Abstract
The world of multimedia is rapidly growing and reshaping. Multimedia has become ubiquitous, and
the tipping point has arrived with the improvements in ease of use and a simple media search.
However, video annotation and content-based search is still a great challange. In this talk I will
present our work towards this goal. Using automatic annotation tools, a multimodal video search
system allows to combine speech, OCR, image-based and visual concepts into a single multimodal
query. Mutual relevance feedback is used to assist an expert user with query formulation.
I will give
an introduction to the NIST TRECVID international benchmark and present our evaluation results.
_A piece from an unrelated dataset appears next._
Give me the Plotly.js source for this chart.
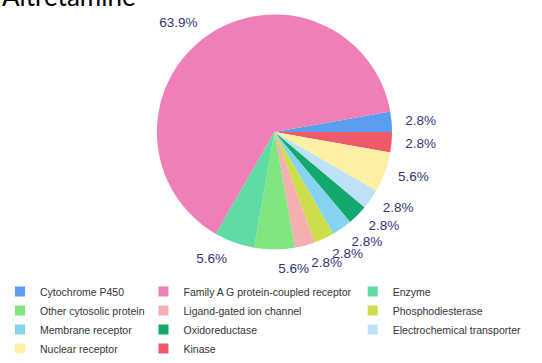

In the last part of the talk I will present ViaScribe - a project that aims to assist disabled employees
with access to corporate information.
Dr. Arnon Amir is a research staff member in the Multimodal Medical Decision Support project, Computer Science department, IBM Almaden Research Center. His research touches various topics in computer vision and multimedia information retrieval, including video analysis, speech indexing, multimodal video search and efficient video browsing, as well as eye detection and gaze tracking and their applications for human computer interaction. Dr. Amir holds a D.Sc. (1997) and an M.Sc. (1992) in Computer Science from the Technion, Israel Institute of Technology, and a B.Sc. (Magna Cum Laude, 1989) in Computer and Electrical Engineering from the Ben Gurion University. Dr. Amir has coauthored more than sixty refereed technical papers and holds ten US patents. |